Copy every line, exactly and only, from the line containing "Reproduce this chart" to the line containing "import * as", both lines included.

──────── Recorded data ────────

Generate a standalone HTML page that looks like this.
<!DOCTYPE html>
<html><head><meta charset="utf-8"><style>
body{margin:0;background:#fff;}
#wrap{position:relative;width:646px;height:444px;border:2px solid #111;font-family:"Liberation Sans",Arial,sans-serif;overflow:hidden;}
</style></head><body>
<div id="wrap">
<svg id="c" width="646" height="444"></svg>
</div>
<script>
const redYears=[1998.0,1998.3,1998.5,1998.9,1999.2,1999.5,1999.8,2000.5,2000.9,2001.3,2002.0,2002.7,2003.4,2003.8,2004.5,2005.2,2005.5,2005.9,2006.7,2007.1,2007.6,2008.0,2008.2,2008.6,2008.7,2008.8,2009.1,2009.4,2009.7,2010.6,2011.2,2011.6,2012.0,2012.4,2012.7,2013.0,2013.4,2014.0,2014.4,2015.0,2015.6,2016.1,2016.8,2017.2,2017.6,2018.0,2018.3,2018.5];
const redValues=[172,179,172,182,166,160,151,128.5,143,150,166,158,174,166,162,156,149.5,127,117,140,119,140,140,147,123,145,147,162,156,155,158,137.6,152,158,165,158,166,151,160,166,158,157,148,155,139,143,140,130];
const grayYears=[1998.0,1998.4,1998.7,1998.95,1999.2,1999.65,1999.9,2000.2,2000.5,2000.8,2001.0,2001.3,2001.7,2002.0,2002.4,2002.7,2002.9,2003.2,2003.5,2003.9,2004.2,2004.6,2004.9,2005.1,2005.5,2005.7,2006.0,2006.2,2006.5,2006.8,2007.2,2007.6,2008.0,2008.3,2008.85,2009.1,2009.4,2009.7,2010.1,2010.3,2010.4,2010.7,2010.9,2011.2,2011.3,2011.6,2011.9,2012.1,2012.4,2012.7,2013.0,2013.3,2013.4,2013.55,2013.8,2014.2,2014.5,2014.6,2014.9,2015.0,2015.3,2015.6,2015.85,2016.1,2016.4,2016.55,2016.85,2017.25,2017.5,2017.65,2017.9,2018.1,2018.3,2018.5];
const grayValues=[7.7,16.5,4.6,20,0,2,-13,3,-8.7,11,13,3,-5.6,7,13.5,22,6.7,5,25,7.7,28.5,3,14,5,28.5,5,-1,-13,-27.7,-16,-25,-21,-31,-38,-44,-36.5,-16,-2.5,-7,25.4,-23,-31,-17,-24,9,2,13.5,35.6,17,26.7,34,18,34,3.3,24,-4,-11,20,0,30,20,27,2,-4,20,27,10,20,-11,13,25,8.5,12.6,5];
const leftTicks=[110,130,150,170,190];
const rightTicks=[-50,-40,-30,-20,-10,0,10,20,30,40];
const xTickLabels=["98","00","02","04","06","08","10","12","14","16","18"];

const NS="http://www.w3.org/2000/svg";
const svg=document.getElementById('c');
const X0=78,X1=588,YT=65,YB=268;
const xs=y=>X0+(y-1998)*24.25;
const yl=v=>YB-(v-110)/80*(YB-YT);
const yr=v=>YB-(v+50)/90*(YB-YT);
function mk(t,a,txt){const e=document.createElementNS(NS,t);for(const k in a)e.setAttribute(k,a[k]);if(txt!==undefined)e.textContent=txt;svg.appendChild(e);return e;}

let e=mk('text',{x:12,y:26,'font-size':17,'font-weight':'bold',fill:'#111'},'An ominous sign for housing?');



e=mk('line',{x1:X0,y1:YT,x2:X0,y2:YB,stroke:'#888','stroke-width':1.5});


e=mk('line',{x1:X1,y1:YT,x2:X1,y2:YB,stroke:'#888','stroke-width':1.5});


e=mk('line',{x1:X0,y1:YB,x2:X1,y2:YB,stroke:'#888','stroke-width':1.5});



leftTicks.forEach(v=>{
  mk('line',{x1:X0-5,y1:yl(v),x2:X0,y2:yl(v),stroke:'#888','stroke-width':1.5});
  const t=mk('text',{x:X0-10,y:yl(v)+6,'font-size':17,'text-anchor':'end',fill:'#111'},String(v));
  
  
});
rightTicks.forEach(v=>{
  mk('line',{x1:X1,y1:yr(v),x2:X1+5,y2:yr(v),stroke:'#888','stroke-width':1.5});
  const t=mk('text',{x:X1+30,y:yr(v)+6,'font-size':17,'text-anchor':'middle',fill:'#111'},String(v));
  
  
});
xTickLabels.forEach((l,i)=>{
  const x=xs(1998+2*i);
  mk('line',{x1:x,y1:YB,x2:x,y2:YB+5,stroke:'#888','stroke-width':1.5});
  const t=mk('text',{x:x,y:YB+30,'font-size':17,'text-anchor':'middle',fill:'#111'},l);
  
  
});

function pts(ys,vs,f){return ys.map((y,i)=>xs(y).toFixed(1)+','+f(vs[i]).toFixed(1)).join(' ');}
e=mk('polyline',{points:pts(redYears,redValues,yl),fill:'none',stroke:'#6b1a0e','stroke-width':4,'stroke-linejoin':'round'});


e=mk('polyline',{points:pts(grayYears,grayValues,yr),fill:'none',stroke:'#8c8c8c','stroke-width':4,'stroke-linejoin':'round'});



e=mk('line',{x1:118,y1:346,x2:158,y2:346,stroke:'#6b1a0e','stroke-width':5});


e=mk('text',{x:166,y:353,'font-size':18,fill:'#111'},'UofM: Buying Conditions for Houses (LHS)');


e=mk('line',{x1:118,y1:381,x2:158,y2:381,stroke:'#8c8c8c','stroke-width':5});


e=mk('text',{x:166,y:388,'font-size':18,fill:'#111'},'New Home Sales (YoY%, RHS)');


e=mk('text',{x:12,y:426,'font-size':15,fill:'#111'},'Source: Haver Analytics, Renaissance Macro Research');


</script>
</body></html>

────────
──────── Recorded data ────────

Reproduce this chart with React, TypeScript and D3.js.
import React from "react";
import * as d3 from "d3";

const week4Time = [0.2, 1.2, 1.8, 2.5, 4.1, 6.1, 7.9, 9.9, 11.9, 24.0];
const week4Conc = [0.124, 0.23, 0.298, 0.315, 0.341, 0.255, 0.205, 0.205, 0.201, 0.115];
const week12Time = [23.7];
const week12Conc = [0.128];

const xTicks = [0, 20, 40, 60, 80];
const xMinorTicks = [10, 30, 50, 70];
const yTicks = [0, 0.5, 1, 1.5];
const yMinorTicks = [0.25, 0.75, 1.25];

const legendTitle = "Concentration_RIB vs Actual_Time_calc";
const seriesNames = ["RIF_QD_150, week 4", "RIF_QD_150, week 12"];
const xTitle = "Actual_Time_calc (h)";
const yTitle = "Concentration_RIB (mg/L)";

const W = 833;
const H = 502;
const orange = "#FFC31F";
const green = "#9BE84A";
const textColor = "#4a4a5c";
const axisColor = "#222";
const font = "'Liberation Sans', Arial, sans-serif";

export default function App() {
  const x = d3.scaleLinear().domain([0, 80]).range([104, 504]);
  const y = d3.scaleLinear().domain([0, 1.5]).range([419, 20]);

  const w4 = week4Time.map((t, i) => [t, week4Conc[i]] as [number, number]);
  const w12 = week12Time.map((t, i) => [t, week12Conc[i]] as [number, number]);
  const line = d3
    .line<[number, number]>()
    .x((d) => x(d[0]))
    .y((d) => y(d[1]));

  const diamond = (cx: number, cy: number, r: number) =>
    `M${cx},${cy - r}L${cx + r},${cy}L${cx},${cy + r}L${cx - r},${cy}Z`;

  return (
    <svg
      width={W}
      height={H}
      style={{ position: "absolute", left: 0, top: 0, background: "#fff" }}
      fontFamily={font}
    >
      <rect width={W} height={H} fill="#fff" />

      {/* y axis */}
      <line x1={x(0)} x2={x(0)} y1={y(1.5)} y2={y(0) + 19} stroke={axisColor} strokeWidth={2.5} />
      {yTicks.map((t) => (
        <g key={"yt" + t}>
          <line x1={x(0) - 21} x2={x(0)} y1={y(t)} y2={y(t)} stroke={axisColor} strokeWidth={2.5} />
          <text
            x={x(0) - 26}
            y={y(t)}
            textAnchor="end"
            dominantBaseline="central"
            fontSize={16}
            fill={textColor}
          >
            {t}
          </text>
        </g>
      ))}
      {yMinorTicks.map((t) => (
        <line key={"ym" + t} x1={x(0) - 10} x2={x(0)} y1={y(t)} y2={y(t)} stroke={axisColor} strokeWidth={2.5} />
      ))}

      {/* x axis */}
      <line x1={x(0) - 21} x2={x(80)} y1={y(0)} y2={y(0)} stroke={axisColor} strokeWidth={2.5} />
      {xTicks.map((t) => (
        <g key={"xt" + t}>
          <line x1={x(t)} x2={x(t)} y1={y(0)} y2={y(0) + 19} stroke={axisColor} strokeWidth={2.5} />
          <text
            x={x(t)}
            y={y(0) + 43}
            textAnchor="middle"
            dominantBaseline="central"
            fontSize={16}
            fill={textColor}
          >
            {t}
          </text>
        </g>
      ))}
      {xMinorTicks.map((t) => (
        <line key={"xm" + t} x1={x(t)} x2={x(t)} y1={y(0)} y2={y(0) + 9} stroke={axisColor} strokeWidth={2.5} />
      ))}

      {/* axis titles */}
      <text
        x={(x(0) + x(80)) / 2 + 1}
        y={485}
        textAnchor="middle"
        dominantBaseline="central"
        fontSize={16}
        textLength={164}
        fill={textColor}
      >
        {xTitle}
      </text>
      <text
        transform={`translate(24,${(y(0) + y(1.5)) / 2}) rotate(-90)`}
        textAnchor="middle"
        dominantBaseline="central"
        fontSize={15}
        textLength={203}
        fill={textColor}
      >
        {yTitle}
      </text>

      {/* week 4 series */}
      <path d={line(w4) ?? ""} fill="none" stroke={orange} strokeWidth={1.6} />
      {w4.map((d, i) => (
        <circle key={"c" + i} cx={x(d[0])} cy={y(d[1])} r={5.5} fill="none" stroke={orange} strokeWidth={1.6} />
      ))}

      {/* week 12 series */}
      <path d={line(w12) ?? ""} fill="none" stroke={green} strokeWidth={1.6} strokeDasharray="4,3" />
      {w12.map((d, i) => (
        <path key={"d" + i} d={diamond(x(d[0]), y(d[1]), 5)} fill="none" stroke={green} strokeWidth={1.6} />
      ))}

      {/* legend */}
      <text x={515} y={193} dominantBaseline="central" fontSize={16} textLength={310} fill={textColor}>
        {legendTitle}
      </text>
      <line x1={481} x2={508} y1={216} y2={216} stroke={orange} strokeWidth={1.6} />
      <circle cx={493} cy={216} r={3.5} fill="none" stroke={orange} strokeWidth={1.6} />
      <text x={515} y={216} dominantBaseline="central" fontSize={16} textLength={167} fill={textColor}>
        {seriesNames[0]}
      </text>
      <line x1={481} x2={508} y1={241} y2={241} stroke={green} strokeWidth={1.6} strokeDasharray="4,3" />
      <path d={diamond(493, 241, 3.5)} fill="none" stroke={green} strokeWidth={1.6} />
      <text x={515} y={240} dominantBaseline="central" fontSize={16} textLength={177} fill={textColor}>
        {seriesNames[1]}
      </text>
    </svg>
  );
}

────────

- Complete output
Reproduce this chart with React, TypeScript and D3.js.
import React from "react";
import * as d3 from "d3";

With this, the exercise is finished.